Vermont Lawmakers Reach Final Agreement on Bill to Legalize and Regulate Cannabis Sales
From our friends at Marijuana Policy Project.
MONTPELIER — Late yesterday evening, House and Senate negotiators reached a final agreement on S. 54 — legislation that would legalize, regulate, and tax cannabis sales. S. 54 previously passed the House (90-54) and the Senate (23-5) in different forms. The bill will require a final vote from the House and Senate before it proceeds to the desk of Governor Phil Scott, who has not yet indicated whether he will sign it. Check out a summary of the bill here.

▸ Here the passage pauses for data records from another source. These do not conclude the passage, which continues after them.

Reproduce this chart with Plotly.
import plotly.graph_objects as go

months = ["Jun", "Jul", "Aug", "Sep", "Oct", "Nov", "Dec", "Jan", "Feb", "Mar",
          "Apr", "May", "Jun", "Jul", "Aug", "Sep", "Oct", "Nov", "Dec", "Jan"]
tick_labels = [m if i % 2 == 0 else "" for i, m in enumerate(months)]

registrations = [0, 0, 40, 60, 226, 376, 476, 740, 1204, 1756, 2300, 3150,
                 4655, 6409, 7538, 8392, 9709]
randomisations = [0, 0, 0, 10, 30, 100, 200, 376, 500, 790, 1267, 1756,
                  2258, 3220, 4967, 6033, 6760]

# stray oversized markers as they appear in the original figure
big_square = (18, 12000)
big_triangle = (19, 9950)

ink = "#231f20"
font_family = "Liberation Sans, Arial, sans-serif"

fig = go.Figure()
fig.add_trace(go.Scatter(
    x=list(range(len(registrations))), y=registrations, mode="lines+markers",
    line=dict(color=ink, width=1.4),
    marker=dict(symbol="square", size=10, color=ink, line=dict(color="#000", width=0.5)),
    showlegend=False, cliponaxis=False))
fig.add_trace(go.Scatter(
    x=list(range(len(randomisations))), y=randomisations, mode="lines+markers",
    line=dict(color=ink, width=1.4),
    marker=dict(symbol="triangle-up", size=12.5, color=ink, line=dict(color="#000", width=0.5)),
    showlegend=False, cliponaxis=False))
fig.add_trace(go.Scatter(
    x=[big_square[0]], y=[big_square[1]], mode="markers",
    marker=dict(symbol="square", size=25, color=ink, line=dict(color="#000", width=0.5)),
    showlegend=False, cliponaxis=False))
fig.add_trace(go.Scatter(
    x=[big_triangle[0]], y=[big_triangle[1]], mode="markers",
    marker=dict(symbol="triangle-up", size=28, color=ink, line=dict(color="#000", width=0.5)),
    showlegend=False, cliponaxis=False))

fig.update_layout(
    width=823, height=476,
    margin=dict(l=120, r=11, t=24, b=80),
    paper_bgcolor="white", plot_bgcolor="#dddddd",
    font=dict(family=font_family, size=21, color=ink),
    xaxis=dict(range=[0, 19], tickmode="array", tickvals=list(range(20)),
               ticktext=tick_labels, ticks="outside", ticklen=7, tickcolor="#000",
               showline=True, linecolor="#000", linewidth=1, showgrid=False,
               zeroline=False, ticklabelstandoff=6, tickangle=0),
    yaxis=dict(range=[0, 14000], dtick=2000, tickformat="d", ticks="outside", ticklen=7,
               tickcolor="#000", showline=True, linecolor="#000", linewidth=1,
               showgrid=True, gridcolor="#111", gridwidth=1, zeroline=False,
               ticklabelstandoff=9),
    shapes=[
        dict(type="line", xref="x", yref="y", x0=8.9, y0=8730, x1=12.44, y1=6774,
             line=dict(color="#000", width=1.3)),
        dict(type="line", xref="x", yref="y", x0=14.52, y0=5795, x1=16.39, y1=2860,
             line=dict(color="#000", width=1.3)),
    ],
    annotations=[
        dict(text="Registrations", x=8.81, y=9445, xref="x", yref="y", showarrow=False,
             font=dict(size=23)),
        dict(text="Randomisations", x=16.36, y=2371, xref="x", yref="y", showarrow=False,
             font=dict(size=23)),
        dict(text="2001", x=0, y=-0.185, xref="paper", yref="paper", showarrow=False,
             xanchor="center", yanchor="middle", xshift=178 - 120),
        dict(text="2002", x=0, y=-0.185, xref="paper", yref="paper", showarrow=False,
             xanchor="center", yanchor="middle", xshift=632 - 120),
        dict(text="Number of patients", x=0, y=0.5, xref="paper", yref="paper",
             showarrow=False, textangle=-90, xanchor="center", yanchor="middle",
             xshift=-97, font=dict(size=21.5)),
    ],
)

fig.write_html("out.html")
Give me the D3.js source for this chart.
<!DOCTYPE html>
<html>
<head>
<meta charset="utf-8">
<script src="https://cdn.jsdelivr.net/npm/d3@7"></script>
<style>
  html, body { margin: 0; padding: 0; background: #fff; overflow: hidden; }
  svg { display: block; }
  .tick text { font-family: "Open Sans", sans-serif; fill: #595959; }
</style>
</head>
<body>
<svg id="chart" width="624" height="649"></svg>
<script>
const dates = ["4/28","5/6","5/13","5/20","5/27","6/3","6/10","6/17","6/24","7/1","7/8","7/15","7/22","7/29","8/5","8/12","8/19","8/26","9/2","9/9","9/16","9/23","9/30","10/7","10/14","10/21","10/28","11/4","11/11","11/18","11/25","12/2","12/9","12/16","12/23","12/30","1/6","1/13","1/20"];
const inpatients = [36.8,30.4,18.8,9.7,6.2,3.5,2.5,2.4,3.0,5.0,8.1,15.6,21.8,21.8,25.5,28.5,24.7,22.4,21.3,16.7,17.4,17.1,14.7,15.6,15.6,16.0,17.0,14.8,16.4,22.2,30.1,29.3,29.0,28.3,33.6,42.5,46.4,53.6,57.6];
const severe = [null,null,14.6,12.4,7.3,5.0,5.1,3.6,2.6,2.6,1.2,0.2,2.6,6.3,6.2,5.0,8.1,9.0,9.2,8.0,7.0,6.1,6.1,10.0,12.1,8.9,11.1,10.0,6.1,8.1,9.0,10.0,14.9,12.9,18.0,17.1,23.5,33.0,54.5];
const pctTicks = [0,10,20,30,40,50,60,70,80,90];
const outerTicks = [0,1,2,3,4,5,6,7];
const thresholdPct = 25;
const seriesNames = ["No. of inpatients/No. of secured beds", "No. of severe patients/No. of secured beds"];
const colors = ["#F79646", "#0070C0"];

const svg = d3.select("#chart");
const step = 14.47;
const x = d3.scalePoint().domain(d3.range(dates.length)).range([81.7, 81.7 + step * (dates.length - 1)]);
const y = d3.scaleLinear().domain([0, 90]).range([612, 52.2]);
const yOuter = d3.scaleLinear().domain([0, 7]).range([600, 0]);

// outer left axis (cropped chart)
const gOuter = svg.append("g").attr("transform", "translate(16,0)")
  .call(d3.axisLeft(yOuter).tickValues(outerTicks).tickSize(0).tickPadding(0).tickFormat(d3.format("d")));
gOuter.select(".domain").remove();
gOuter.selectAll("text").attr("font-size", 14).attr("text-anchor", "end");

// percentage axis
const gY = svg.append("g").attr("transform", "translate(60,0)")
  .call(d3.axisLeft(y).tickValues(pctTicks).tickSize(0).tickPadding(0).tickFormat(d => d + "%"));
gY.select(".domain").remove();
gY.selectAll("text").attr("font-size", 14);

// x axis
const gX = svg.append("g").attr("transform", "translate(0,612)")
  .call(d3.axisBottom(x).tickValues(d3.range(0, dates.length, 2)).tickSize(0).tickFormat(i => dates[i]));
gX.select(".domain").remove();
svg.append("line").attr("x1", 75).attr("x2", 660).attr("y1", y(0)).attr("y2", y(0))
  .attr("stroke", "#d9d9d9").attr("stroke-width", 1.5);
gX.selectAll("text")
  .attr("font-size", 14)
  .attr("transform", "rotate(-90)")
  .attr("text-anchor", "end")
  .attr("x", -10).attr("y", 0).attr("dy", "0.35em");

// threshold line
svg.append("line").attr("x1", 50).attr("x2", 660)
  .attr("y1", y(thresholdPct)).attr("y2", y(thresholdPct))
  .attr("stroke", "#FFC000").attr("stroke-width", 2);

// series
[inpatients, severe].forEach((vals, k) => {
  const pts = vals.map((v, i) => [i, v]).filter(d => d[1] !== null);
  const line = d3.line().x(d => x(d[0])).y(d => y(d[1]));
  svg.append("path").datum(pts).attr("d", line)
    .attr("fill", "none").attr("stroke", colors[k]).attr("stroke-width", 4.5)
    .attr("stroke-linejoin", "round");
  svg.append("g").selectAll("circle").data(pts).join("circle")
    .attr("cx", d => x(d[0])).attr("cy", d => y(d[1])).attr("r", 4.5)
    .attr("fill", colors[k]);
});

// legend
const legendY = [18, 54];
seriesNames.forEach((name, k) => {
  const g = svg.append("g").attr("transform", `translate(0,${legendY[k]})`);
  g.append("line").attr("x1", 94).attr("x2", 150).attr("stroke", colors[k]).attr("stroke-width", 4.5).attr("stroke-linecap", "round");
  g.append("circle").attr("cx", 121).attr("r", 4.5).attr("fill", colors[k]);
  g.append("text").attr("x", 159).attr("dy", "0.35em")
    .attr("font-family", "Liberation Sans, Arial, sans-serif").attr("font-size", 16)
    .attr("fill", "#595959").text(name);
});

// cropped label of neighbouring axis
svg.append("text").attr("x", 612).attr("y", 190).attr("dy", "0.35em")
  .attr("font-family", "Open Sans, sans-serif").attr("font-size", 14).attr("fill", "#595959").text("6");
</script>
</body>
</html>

Key provisions of the bill include:
- Priority licensing for small cultivators
- Priority licensing for women and minority-owned businesses
- Independent lab testing of all cannabis sold to patients and adult consumers
- Creating a new independent commission to regulate medical and adult-use cannabis
- Requiring a search warrant prior to saliva testing, which could not be conducted roadside
The Legislature also appears poised to pass S. 234, a bill that would require the automatic expungement of all criminal records for past low-level cannabis possession offenses. The bill would also decriminalize possession of cannabis in amounts that are up to twice the legal limit for adults and reduce some cannabis penalties. S. 234 passed the House yesterday in a final vote and will now return to the Senate for concurrence before it heads to the governor’s desk. Read a full summary of the expungement bill here.

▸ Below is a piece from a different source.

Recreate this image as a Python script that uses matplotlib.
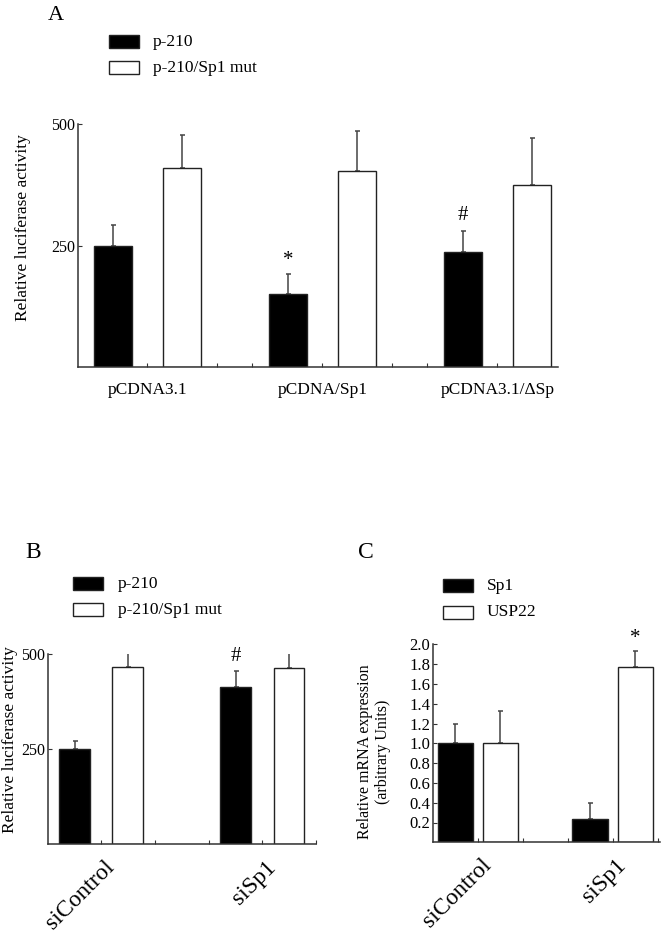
import matplotlib
matplotlib.use("Agg")
import matplotlib.pyplot as plt
from matplotlib.patches import Rectangle
from matplotlib.transforms import ScaledTranslation
import numpy as np

plt.rcParams['font.family'] = ['Liberation Serif', 'DejaVu Serif']

# ---- Data ----
a_categories = ["pCDNA3.1", "pCDNA/Sp1", "pCDNA3.1/\u0394Sp"]
a_p210 = [250, 150, 236]
a_p210_err = [42, 41, 43]
a_mut = [409, 404, 375]
a_mut_err = [69, 81, 97]
a_series = ["p-210", "p-210/Sp1 mut"]

b_categories = ["siControl", "siSp1"]
b_p210 = [250, 412]
b_p210_err = [22, 44]
b_mut = [467, 462]
b_mut_err = [43, 42]
b_series = ["p-210", "p-210/Sp1 mut"]

c_categories = ["siControl", "siSp1"]
c_sp1 = [1.0, 0.24]
c_sp1_err = [0.20, 0.155]
c_usp22 = [1.0, 1.775]
c_usp22_err = [0.33, 0.16]
c_series = ["Sp1", "USP22"]

W, H = 664, 932
fig = plt.figure(figsize=(W / 100, H / 100), dpi=100)


def ax_px(x0, x1, ytop, ybot):
    return fig.add_axes([x0 / W, 1 - ybot / H, (x1 - x0) / W, (ybot - ytop) / H])


EDGE = "#222222"
ERRC = "#444444"


def style(ax):
    for s in ("top", "right"):
        ax.spines[s].set_visible(False)
    for s in ("left", "bottom"):
        ax.spines[s].set_color("#333333")
        ax.spines[s].set_linewidth(1.1)
    ax.tick_params(direction="in", length=3, width=0.8, colors="#333333",
                   labelcolor="black")


def bars(ax, x, vals, errs, fill, width):
    ax.bar(x, vals, width=width, color=fill, edgecolor=EDGE, linewidth=1.0, zorder=2)
    ax.errorbar(x, vals, yerr=[np.zeros(len(vals)), errs], fmt="none",
                ecolor=ERRC, elinewidth=1.1, capsize=1.8, capthick=1.1, zorder=1)


def legend(x0, ytop1, ytop2, labels, tx):
    for yt, fc, lab in ((ytop1, "black", labels[0]), (ytop2, "white", labels[1])):
        fig.patches.append(Rectangle((x0 / W, 1 - (yt + 12.5) / H), 30 / W, 12.5 / H,
                                     transform=fig.transFigure, facecolor=fc,
                                     edgecolor=EDGE, linewidth=1.0))
        fig.text(tx / W, 1 - (yt + 6.5) / H, lab, fontsize=12.5, ha="left", va="center")


# ---------------- Panel A ----------------
axA = ax_px(78, 558, 124, 367)
style(axA)
xa = np.arange(len(a_categories))
bars(axA, xa - 0.197, a_p210, a_p210_err, "black", 0.217)
bars(axA, xa + 0.197, a_mut, a_mut_err, "white", 0.217)
axA.set_xlim(-0.397, 2.346)
axA.set_ylim(0, 500)
axA.set_yticks([250, 500])
axA.set_yticklabels(["250", "500"], fontsize=11.5)
axA.set_xticks([0, 0.4, 0.6, 1.0, 1.4, 1.6, 2.0])
axA.set_xticklabels([a_categories[0], "", "", a_categories[1], "", "", a_categories[2]],
                    fontsize=12.5)
axA.tick_params(axis="x", pad=11)
axA.tick_params(axis="y", pad=2)
axA.text(xa[1] - 0.197, 220, "*", ha="center", va="center", fontsize=15)
axA.text(xa[2] - 0.197, 312, "#", ha="center", va="center", fontsize=15)
fig.text(23 / W, 1 - 228 / H, "Relative luciferase activity", rotation=90,
         ha="center", va="center", fontsize=12.5)
fig.text(48 / W, 1 - 15 / H, "A", fontsize=16, ha="left", va="center")
legend(109, 35, 61, a_series, 153)

# ---------------- Panel B ----------------
axB = ax_px(47.7, 316, 654, 844.3)
style(axB)
xb = np.arange(len(b_categories))
bars(axB, xb - 0.165, b_p210, b_p210_err, "black", 0.19)
bars(axB, xb + 0.165, b_mut, b_mut_err, "white", 0.19)
axB.set_xlim(-0.332, 1.33)
axB.set_ylim(0, 500)
axB.set_yticks([250, 500])
axB.set_yticklabels(["250", "500"], fontsize=11.5)
axB.set_xticks([0, 1 / 3, 2 / 3, 1.0, 4 / 3])
axB.set_xticklabels([b_categories[0], "", "", b_categories[1], ""], fontsize=17,
                    rotation=45, ha="right", rotation_mode="anchor")
axB.tick_params(axis="x", pad=9)
axB.tick_params(axis="y", pad=2)
axB.text(xb[1] - 0.165, 493, "#", ha="center", va="center", fontsize=15)
fig.text(10 / W, 1 - 740 / H, "Relative luciferase activity", rotation=90,
         ha="center", va="center", fontsize=12.5)
fig.text(25 / W, 1 - 552 / H, "B", fontsize=17, ha="left", va="center")
legend(73, 577, 603, b_series, 118)

# ---------------- Panel C ----------------
axC = ax_px(433, 660, 644.3, 842.3)
style(axC)
xc = np.arange(len(c_categories))
bars(axC, xc - 0.167, c_sp1, c_sp1_err, "black", 0.264)
bars(axC, xc + 0.167, c_usp22, c_usp22_err, "white", 0.264)
axC.set_xlim(-0.333, 1.35)
axC.set_ylim(0, 2.0)
cticks = np.round(np.arange(0.2, 2.01, 0.2), 1)
axC.set_yticks(cticks)
axC.set_yticklabels([f"{t:.1f}" for t in cticks], fontsize=12)
axC.set_xticks([0, 1 / 3, 2 / 3, 1.0, 4 / 3])
axC.set_xticklabels([c_categories[0], "", "", c_categories[1], ""], fontsize=17,
                    rotation=45, ha="right", rotation_mode="anchor")
axC.tick_params(axis="x", pad=9)
axC.tick_params(axis="y", pad=2)
axC.text(xc[1] + 0.167, 2.06, "*", ha="center", va="center", fontsize=15)
fig.text(374 / W, 1 - 752 / H, "Relative mRNA expression\n(arbitrary Units)", rotation=90,
         ha="center", va="center", fontsize=11.5, linespacing=1.1)
fig.text(358 / W, 1 - 553 / H, "C", fontsize=17, ha="left", va="center")
legend(443, 579, 606, c_series, 487)

for ax in (axB, axC):
    for lab in ax.get_xticklabels():
        lab.set_transform(lab.get_transform() + ScaledTranslation(0.03, 0, fig.dpi_scale_trans))

fig.savefig("out.png", dpi=100)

In 2018, Vermont became the first state to legalize possession and cultivation of cannabis for adults’ use through the legislative process rather than through a voter initiative. However, Vermont remains one of only two U.S. jurisdictions where cannabis is legal but where adult-use sales are still illegal and unregulated. If S. 54 is enacted, Vermont would join 10 states that have laws regulating and taxing cannabis for adult use.
An overwhelming 76% of Vermont residents support allowing adults 21 and over to purchase cannabis from regulated, tax-paying small businesses according to a poll conducted by Public Policy Polling and commissioned by the Marijuana Policy Project earlier this year. The complete results are available here.
The Marijuana Policy Project has been advocating for cannabis policy reforms in Vermont for more than 15 years. The state legislature passed a limited medical cannabis law in 2004, decriminalized possession in 2013, and has gradually improved its cannabis policies in the years since.
“This final agreement has been a long time coming. Legislators should be applauded for their patience and their persistence,” said MPP’s New England Political Director Matt Simon. “Vermont urgently needs the jobs, business opportunities, and tax revenue that S. 54 will provide. We hope Gov. Scott will see the wisdom in signing this bill into law.”